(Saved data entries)
------------------------------------------------------------------------
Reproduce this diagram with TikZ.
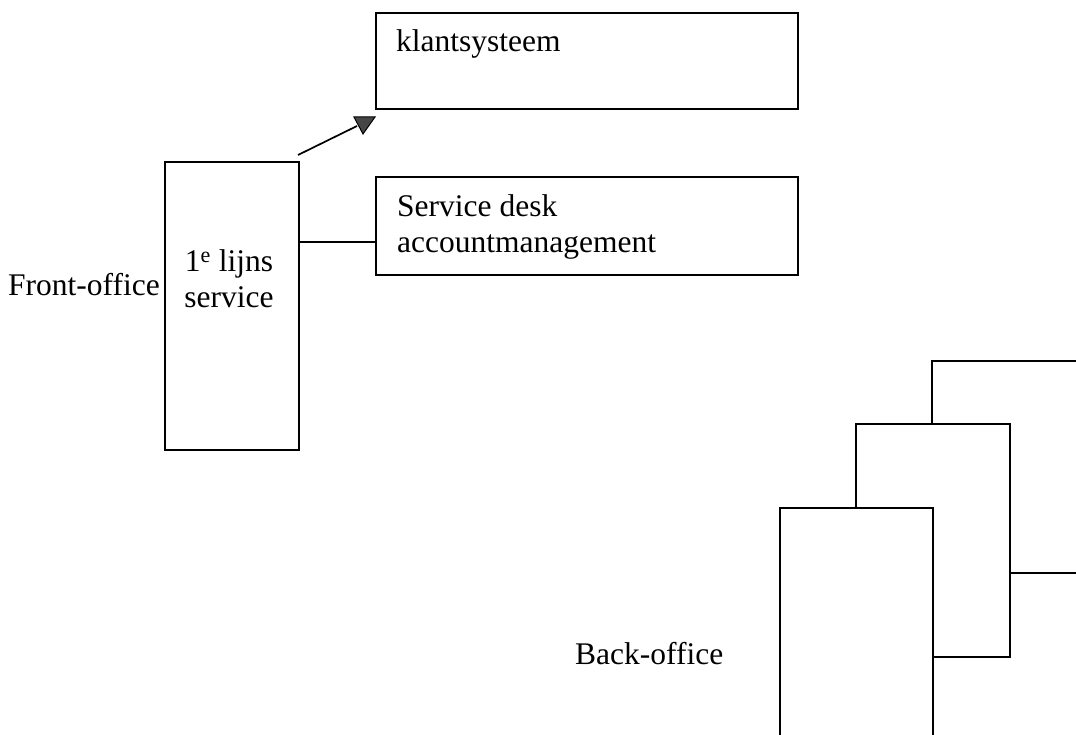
\documentclass[tikz,border=0pt]{standalone}
\usepackage{fontspec}
\setmainfont{Liberation Serif}
\begin{document}
\begin{tikzpicture}[x=1pt,y=-1pt,
  box/.style={draw=black, line width=1.7pt, fill=white, rectangle, inner sep=0pt, anchor=north west},
  label/.style={inner sep=0pt, anchor=base west, font=\fontsize{31.5}{36}\selectfont},
  link/.style={draw=black, line width=1.7pt}]
\useasboundingbox (0,0) rectangle (1076,735);
\clip (0,0) rectangle (1076,735);

% front office boxes
\node[box, minimum width=422pt, minimum height=96pt] (ks) at (375,12) {};
\node[box, minimum width=422pt, minimum height=98pt] (sd) at (375,176) {};
\node[box, minimum width=134pt, minimum height=288pt] (fl) at (164,161) {};

% texts
\node[label] (kst) at (396,52) {klantsysteem};
\node[label] (sdt1) at (397,217) {Service desk};
\node[label] (sdt2) at (397,253) {accountmanagement};
\node[label, anchor=base] (flt1) at (229,272) {1\textsuperscript{e} lijns};
\node[label, anchor=base] (flt2) at (229,308) {service};
\node[label] (fo) at (8,295) {Front-office};
\node[label] (bo) at (575,664) {Back-office};

% connectors
\coordinate (astart) at (298,155);
\coordinate (atip) at (357,126);
\draw[link] (astart) -- (atip);
\filldraw[fill=gray!55!black, draw=black, line width=1pt] (354,117) -- (375,117) -- (363,134) -- cycle;
\draw[link] (fl.east |- 0,242) -- (sd.west |- 0,242);

% back office stack
\node[box, minimum width=200pt, minimum height=212pt] (bA) at (931,360) {};
\node[box, minimum width=154pt, minimum height=233pt] (bB) at (855,423) {};
\node[box, minimum width=153pt, minimum height=280pt] (bC) at (779,507) {};
\end{tikzpicture}
\end{document}
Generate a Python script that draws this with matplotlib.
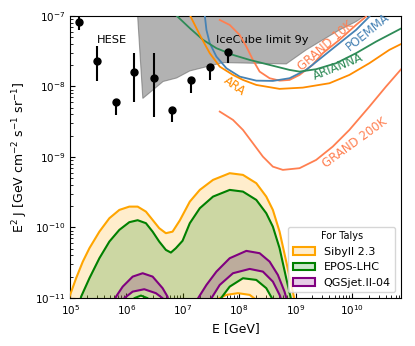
------------------------------------------------------------------------
Transcribe the material exactly, and leave out whatever pictures it holds.

Reproduce this diagram with TikZ.
\documentclass[tikz,border=0pt]{standalone}
\usepackage{fontspec}
\setmainfont{Liberation Serif}
\begin{document}
\begin{tikzpicture}[x=1pt,y=-1pt,
  box/.style={draw=black, line width=1.7pt, fill=white, rectangle, inner sep=0pt, anchor=north west},
  label/.style={inner sep=0pt, anchor=base west, font=\fontsize{31.5}{36}\selectfont},
  link/.style={draw=black, line width=1.7pt}]
\useasboundingbox (0,0) rectangle (1076,735);
\clip (0,0) rectangle (1076,735);

% front office boxes
\node[box, minimum width=422pt, minimum height=96pt] (ks) at (375,12) {};
\node[box, minimum width=422pt, minimum height=98pt] (sd) at (375,176) {};
\node[box, minimum width=134pt, minimum height=288pt] (fl) at (164,161) {};

% texts
\node[label] (kst) at (396,52) {klantsysteem};
\node[label] (sdt1) at (397,217) {Service desk};
\node[label] (sdt2) at (397,253) {accountmanagement};
\node[label, anchor=base] (flt1) at (229,272) {1\textsuperscript{e} lijns};
\node[label, anchor=base] (flt2) at (229,308) {service};
\node[label] (fo) at (8,295) {Front-office};
\node[label] (bo) at (575,664) {Back-office};

% connectors
\coordinate (astart) at (298,155);
\coordinate (atip) at (357,126);
\draw[link] (astart) -- (atip);
\filldraw[fill=gray!55!black, draw=black, line width=1pt] (354,117) -- (375,117) -- (363,134) -- cycle;
\draw[link] (fl.east |- 0,242) -- (sd.west |- 0,242);

% back office stack
\node[box, minimum width=200pt, minimum height=212pt] (bA) at (931,360) {};
\node[box, minimum width=154pt, minimum height=233pt] (bB) at (855,423) {};
\node[box, minimum width=153pt, minimum height=280pt] (bC) at (779,507) {};
\end{tikzpicture}
\end{document}
Generate a Python script that draws this with matplotlib.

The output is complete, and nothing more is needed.